-- RAW DATA --
□ □ □ □ □ □ □

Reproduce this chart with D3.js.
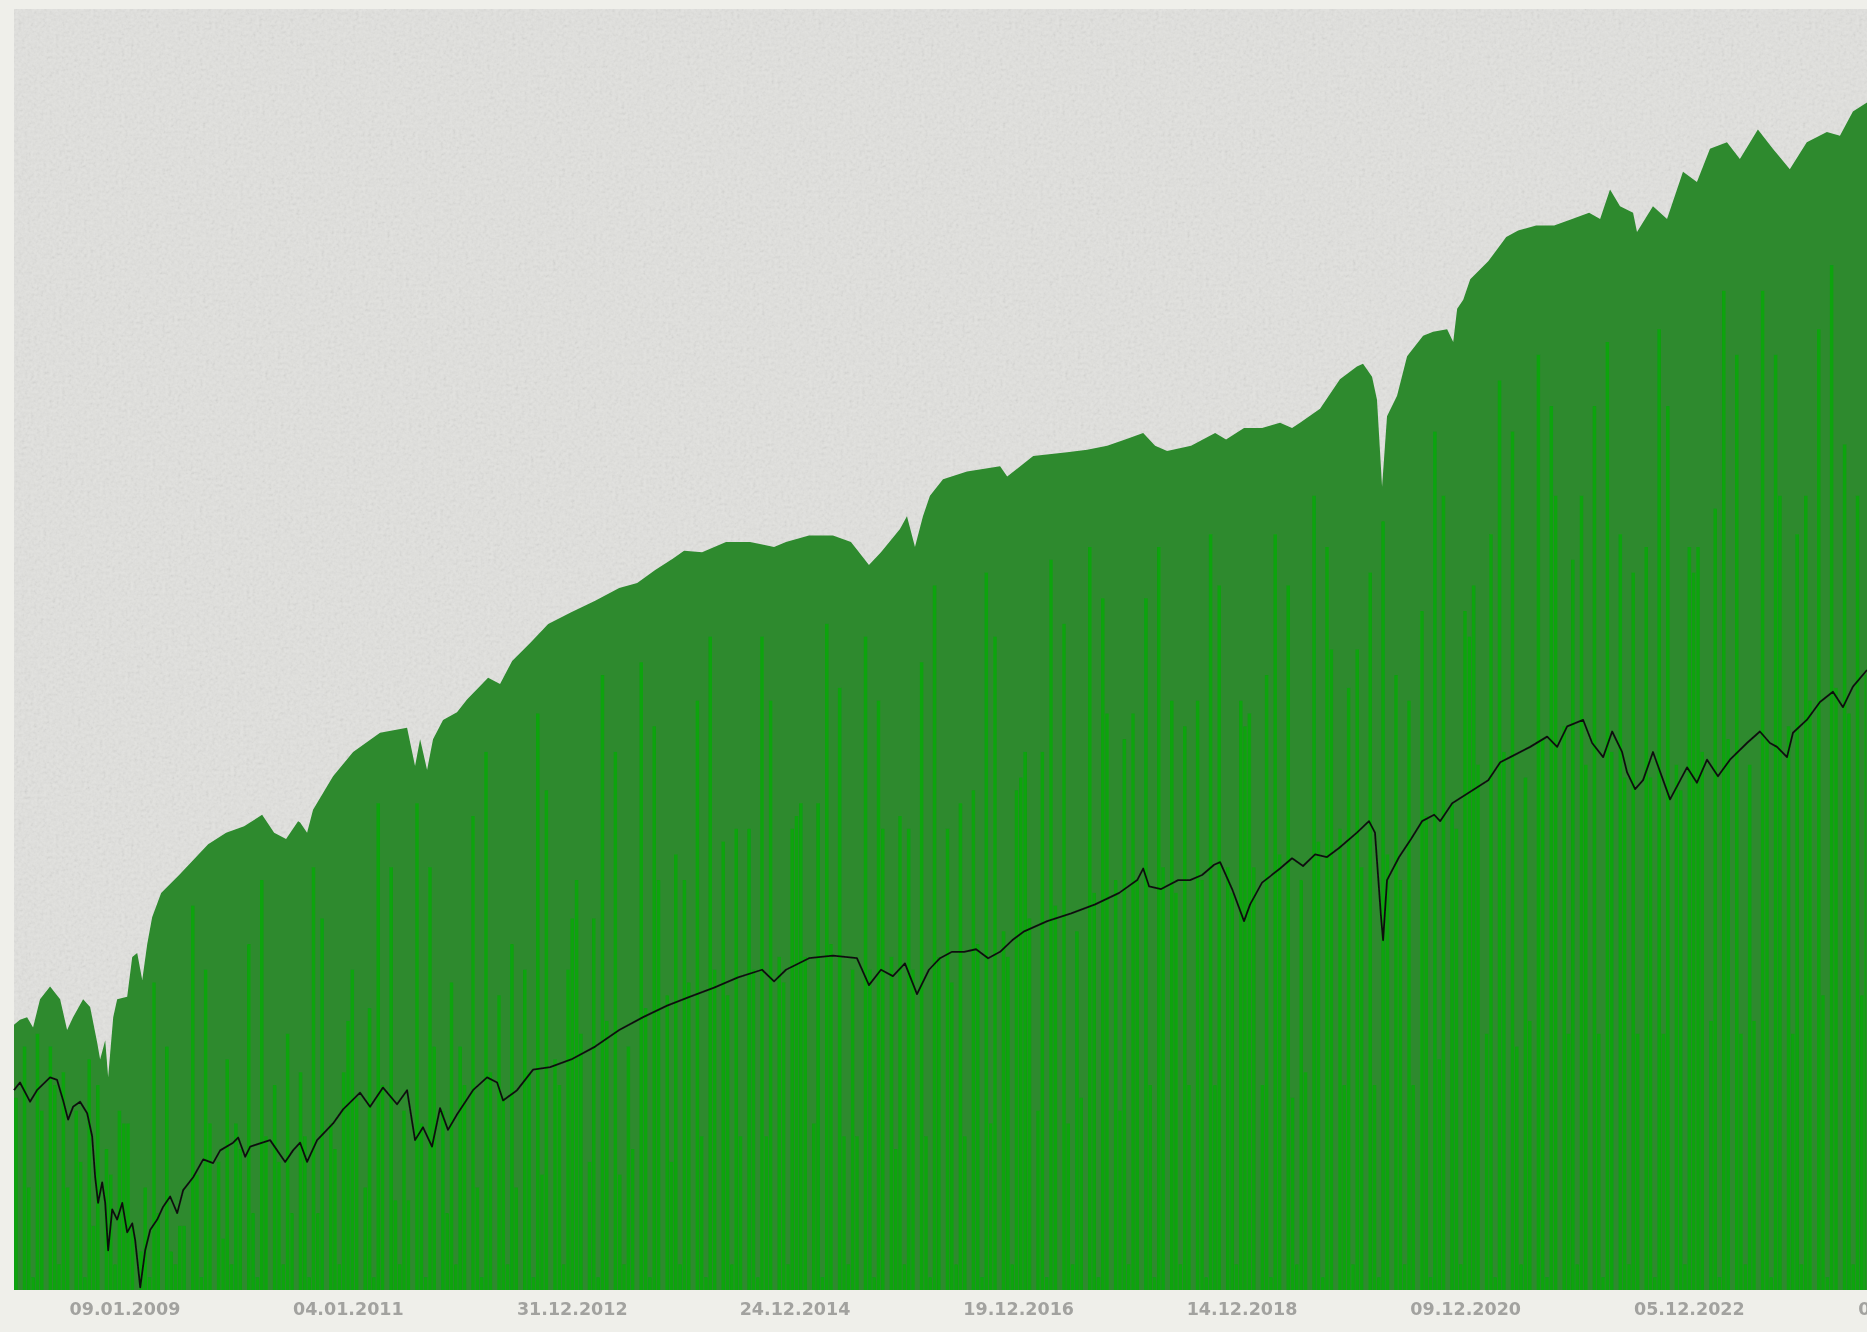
<!DOCTYPE html>
<html>
<head>
<meta charset="utf-8">
<script src="https://cdn.jsdelivr.net/npm/d3@7"></script>
<style>
  html, body { margin: 0; padding: 0; background: #efefea; }
  svg { display: block; }
  .tick text { font-family: "DejaVu Sans", Verdana, sans-serif; font-size: 17.5px; font-weight: bold; fill: #a2a29f; }
</style>
</head>
<body>
<svg id="chart" width="1867" height="1332"></svg>
<script>
// Upper envelope of the dark green area: [decimal year, value 0..100]
const envelope = [
  [2008.042,20.7],[2008.095,21.1],[2008.158,21.3],[2008.211,20.5],[2008.273,22.7],[2008.362,23.7],
  [2008.451,22.7],[2008.513,20.3],[2008.566,21.3],[2008.655,22.7],[2008.717,22.1],[2008.780,19.3],
  [2008.806,18.0],[2008.851,19.5],[2008.877,16.6],[2008.922,21.3],[2008.957,22.7],[2009.046,22.9],
  [2009.091,26.0],[2009.135,26.3],[2009.180,24.2],[2009.224,27.0],[2009.268,29.1],[2009.348,31.0],
  [2009.508,32.4],[2009.659,33.8],[2009.766,34.8],[2009.926,35.7],[2010.086,36.2],[2010.246,37.1],
  [2010.353,35.7],[2010.459,35.2],[2010.566,36.6],[2010.584,36.5],[2010.646,35.7],[2010.699,37.5],
  [2010.877,40.1],[2011.055,42.0],[2011.295,43.5],[2011.535,43.9],[2011.606,40.9],[2011.651,43.0],
  [2011.713,40.6],[2011.766,43.0],[2011.855,44.5],[2011.979,45.1],[2012.068,46.1],[2012.255,47.8],
  [2012.361,47.3],[2012.468,49.1],[2012.628,50.5],[2012.788,52.0],[2012.992,52.9],[2013.205,53.8],
  [2013.419,54.8],[2013.579,55.2],[2013.739,56.2],[2013.898,57.1],[2013.996,57.7],[2014.156,57.6],
  [2014.369,58.4],[2014.582,58.4],[2014.796,58.0],[2014.902,58.4],[2015.107,58.9],[2015.320,58.9],
  [2015.480,58.4],[2015.640,56.6],[2015.747,57.6],[2015.916,59.4],[2015.978,60.4],[2016.049,58.0],
  [2016.120,60.4],[2016.182,62.0],[2016.298,63.3],[2016.511,63.9],[2016.804,64.3],[2016.867,63.5],
  [2017.098,65.1],[2017.400,65.4],[2017.578,65.6],[2017.756,65.9],[2017.916,66.4],[2018.076,66.9],
  [2018.182,65.9],[2018.289,65.5],[2018.502,65.9],[2018.716,66.9],[2018.813,66.4],[2018.973,67.3],
  [2019.133,67.3],[2019.293,67.7],[2019.400,67.3],[2019.471,67.7],[2019.649,68.8],[2019.826,71.1],
  [2019.977,72.1],[2020.031,72.3],[2020.111,71.3],[2020.155,69.5],[2020.200,62.7],[2020.244,68.2],
  [2020.333,69.8],[2020.422,72.9],[2020.564,74.5],[2020.653,74.8],[2020.777,75.0],[2020.831,74.0],
  [2020.866,76.6],[2020.920,77.3],[2020.982,78.9],[2021.142,80.3],[2021.302,82.2],[2021.408,82.7],
  [2021.568,83.1],[2021.728,83.1],[2021.888,83.6],[2022.039,84.1],[2022.137,83.6],[2022.225,85.9],
  [2022.314,84.6],[2022.430,84.1],[2022.465,82.6],[2022.607,84.6],[2022.732,83.6],[2022.874,87.3],
  [2022.998,86.5],[2023.114,89.1],[2023.265,89.6],[2023.380,88.3],[2023.540,90.6],[2023.673,89.1],
  [2023.824,87.5],[2023.975,89.6],[2024.153,90.4],[2024.269,90.1],[2024.384,92.0],[2024.509,92.7]
];

// Black index line: [decimal year, value 0..100]
const indexLine = [
  [2008.042,15.6],[2008.095,16.2],[2008.184,14.7],[2008.246,15.6],[2008.362,16.6],[2008.424,16.4],
  [2008.478,14.8],[2008.522,13.3],[2008.566,14.3],[2008.628,14.7],[2008.691,13.8],[2008.735,12.0],
  [2008.762,8.8],[2008.788,6.8],[2008.824,8.4],[2008.851,6.8],[2008.877,3.1],[2008.913,6.3],
  [2008.957,5.5],[2009.002,6.8],[2009.046,4.5],[2009.091,5.2],[2009.117,3.9],[2009.162,0.2],
  [2009.206,3.1],[2009.251,4.7],[2009.313,5.5],[2009.366,6.5],[2009.428,7.3],[2009.491,6.0],
  [2009.544,7.8],[2009.633,8.8],[2009.722,10.2],[2009.810,9.9],[2009.873,10.9],[2009.988,11.5],
  [2010.033,11.9],[2010.095,10.4],[2010.140,11.2],[2010.317,11.7],[2010.451,10.0],[2010.521,10.9],
  [2010.584,11.5],[2010.646,10.0],[2010.735,11.7],[2010.877,13.0],[2010.966,14.1],[2011.117,15.4],
  [2011.206,14.3],[2011.321,15.8],[2011.446,14.5],[2011.535,15.6],[2011.606,11.7],[2011.677,12.7],
  [2011.757,11.2],[2011.828,14.2],[2011.899,12.5],[2011.979,13.7],[2012.121,15.6],[2012.246,16.6],
  [2012.335,16.2],[2012.388,14.8],[2012.512,15.6],[2012.654,17.2],[2012.805,17.4],[2012.992,18.0],
  [2013.205,19.0],[2013.419,20.3],[2013.632,21.3],[2013.845,22.2],[2014.050,22.9],[2014.263,23.6],
  [2014.476,24.4],[2014.689,25.0],[2014.796,24.1],[2014.902,25.0],[2015.107,25.9],[2015.320,26.1],
  [2015.533,25.9],[2015.640,23.8],[2015.747,25.0],[2015.853,24.5],[2015.960,25.5],[2016.067,23.1],
  [2016.173,25.0],[2016.271,25.9],[2016.378,26.4],[2016.485,26.4],[2016.591,26.6],[2016.698,25.9],
  [2016.804,26.4],[2016.911,27.3],[2017.018,28.0],[2017.223,28.8],[2017.436,29.4],[2017.649,30.1],
  [2017.863,31.0],[2018.023,32.0],[2018.076,32.9],[2018.129,31.5],[2018.236,31.3],[2018.387,32.0],
  [2018.493,32.0],[2018.600,32.4],[2018.707,33.2],[2018.760,33.4],[2018.867,31.3],[2018.973,28.8],
  [2019.027,30.1],[2019.133,31.8],[2019.293,32.9],[2019.400,33.7],[2019.498,33.1],[2019.605,34.0],
  [2019.711,33.8],[2019.818,34.5],[2019.977,35.7],[2020.084,36.6],[2020.137,35.7],[2020.191,29.1],
  [2020.209,27.3],[2020.244,32.0],[2020.351,33.8],[2020.457,35.2],[2020.555,36.6],[2020.662,37.1],
  [2020.715,36.6],[2020.822,38.0],[2020.982,38.9],[2021.142,39.8],[2021.249,41.2],[2021.338,41.6],
  [2021.515,42.4],[2021.666,43.2],[2021.755,42.4],[2021.844,44.0],[2021.986,44.5],[2022.066,42.7],
  [2022.164,41.6],[2022.244,43.6],[2022.332,42.0],[2022.377,40.4],[2022.448,39.1],[2022.519,39.8],
  [2022.607,42.0],[2022.759,38.3],[2022.910,40.8],[2022.998,39.6],[2023.088,41.4],[2023.185,40.1],
  [2023.292,41.4],[2023.443,42.7],[2023.558,43.6],[2023.647,42.7],[2023.710,42.4],[2023.799,41.6],
  [2023.852,43.5],[2023.975,44.5],[2024.092,45.9],[2024.207,46.7],[2024.296,45.5],[2024.384,47.1],
  [2024.509,48.4]
];

// Bright green bars, one every 14 days from the start of the range (value 0..100)
const barHeights = [
  15,0,19,8,1,20,14,0,19,16,2,17,8,
  0,14,10,1,18,5,16,0,11,9,2,14,13,
  13,5,0,3,8,1,24,6,0,19,3,2,5,
  5,0,30,9,1,25,13,0,10,4,18,2,13,
  11,0,27,6,1,32,12,0,16,10,2,20,6,
  0,17,12,1,33,6,29,0,13,11,2,17,21,
  25,15,0,8,22,1,38,16,0,33,7,2,14,
  7,0,38,13,1,33,19,0,14,6,24,2,19,
  16,0,37,8,1,42,17,0,23,15,2,27,8,
  0,25,17,1,45,9,39,0,18,16,2,25,29,
  32,20,0,10,29,1,48,21,0,42,9,2,19,
  11,0,49,22,1,44,32,0,23,10,34,2,32,
  24,0,46,12,1,51,25,0,35,23,2,36,12,
  0,36,25,1,51,12,46,0,26,24,2,36,37,
  38,26,0,13,38,1,52,27,0,47,12,2,25,
  12,0,51,25,1,46,36,0,26,11,37,2,36,
  25,0,49,12,1,55,26,0,36,24,2,38,12,
  0,39,27,1,56,13,51,0,28,26,2,39,40,
  42,29,0,14,42,1,57,30,0,52,13,2,28,
  15,0,58,31,1,54,45,0,32,14,43,2,45,
  32,0,54,16,1,58,33,0,46,31,2,44,16,
  0,46,32,1,59,16,55,0,33,31,2,46,44,
  45,33,0,16,48,1,59,34,0,55,15,2,32,
  17,0,62,35,1,58,50,0,36,16,47,2,50,
  33,0,56,16,1,60,34,0,48,32,2,46,16,
  0,53,37,1,67,18,62,0,38,36,2,53,51,
  55,41,0,20,59,1,71,42,0,67,19,2,40,
  21,0,73,43,1,69,62,0,44,20,57,2,62,
  41,0,69,20,1,74,42,0,59,40,2,56,20,
  0,58,40,1,75,20,69,0,41,39,2,58,56,
  58,42,0,21,61,1,78,43,0,73,20,2,41,
  21,0,78,43,1,73,62,0,44,20,59,2,62,
  46,0,75,23,1,80,47,0,66,45,2,62,23,48
];

const tickDates = ["2009-01-09","2011-01-04","2012-12-31","2014-12-24","2016-12-19",
                   "2018-12-14","2020-12-09","2022-12-05","2024-12-02"];

const plot = { left: 14, top: 9, right: 1867, bottom: 1290 };

function fromYear(v) {
  const y = Math.floor(v);
  const start = new Date(y, 0, 1), end = new Date(y + 1, 0, 1);
  return new Date(+start + (v - y) * (end - start));
}
const parseDay = d3.timeParse("%Y-%m-%d");

const x = d3.scaleTime()
  .domain([fromYear(2008.042), fromYear(2024.509)])
  .range([plot.left, plot.right]);
const y = d3.scaleLinear().domain([0, 100]).range([plot.bottom, plot.top]);

const svg = d3.select('#chart');
const defs = svg.append('defs');

// paper-like grain for the background
const noise = defs.append('filter').attr('id', 'noise')
  .attr('x', 0).attr('y', 0).attr('width', '100%').attr('height', '100%');
noise.append('feTurbulence').attr('type', 'fractalNoise')
  .attr('baseFrequency', 0.32).attr('numOctaves', 2).attr('seed', 7);
noise.append('feColorMatrix').attr('type', 'saturate').attr('values', 0);

const soften = defs.append('filter').attr('id', 'soften');
soften.append('feGaussianBlur').attr('stdDeviation', 0.6);
const softText = defs.append('filter').attr('id', 'softText');
softText.append('feGaussianBlur').attr('stdDeviation', 0.5);

const area = d3.area()
  .x(d => x(fromYear(d[0])))
  .y0(plot.bottom)
  .y1(d => y(d[1]));

defs.append('clipPath').attr('id', 'envClip')
  .append('path').attr('d', area(envelope));

// plot background
svg.append('rect')
  .attr('x', plot.left).attr('y', plot.top)
  .attr('width', plot.right - plot.left).attr('height', plot.bottom - plot.top)
  .attr('fill', '#e2e2df');
svg.append('rect')
  .attr('x', plot.left).attr('y', plot.top)
  .attr('width', plot.right - plot.left).attr('height', plot.bottom - plot.top)
  .attr('filter', 'url(#noise)')
  .attr('opacity', 0.22);

const g = svg.append('g').attr('filter', 'url(#soften)');

// dark green envelope
g.append('path')
  .attr('d', area(envelope))
  .attr('fill', '#2d8a2e');

// bright green bars (a thin dark seam is left between neighbours)
const barDates = d3.timeDay.range(x.domain()[0], x.domain()[1], 14);
const n = Math.min(barDates.length, barHeights.length);
const bars = d3.range(n).map(i => ({
  date: barDates[i],
  next: i + 1 < barDates.length ? barDates[i + 1] : x.domain()[1],
  value: barHeights[i]
}));

g.append('g')
  .attr('clip-path', 'url(#envClip)')
  .selectAll('rect')
  .data(bars)
  .join('rect')
  .attr('x', d => x(d.date))
  .attr('width', d => Math.max(1, x(d.next) - x(d.date) - 0.9))
  .attr('y', d => y(d.value))
  .attr('height', d => plot.bottom - y(d.value))
  .attr('fill', '#0ca40d');

// black index line
const line = d3.line()
  .x(d => x(fromYear(d[0])))
  .y(d => y(d[1]));

g.append('path')
  .attr('d', line(indexLine))
  .attr('fill', 'none')
  .attr('stroke', '#111')
  .attr('stroke-width', 1.8)
  .attr('stroke-linejoin', 'round');

// x axis labels
const axis = d3.axisBottom(x)
  .tickValues(tickDates.map(parseDay))
  .tickFormat(d3.timeFormat('%d.%m.%Y'))
  .tickSize(0)
  .tickPadding(13);

svg.append('g')
  .attr('transform', `translate(0,${plot.bottom})`)
  .attr('filter', 'url(#softText)')
  .call(axis)
  .call(a => a.select('.domain').remove());
</script>
</body>
</html>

□ □ □ □ □ □ □

-- INSTRUCTIONS FOR THE TASK --
Return every line containing "chart".

-- SOLUTION BELOW --
Reproduce this chart with D3.js.
<svg id="chart" width="1867" height="1332"></svg>
const svg = d3.select('#chart');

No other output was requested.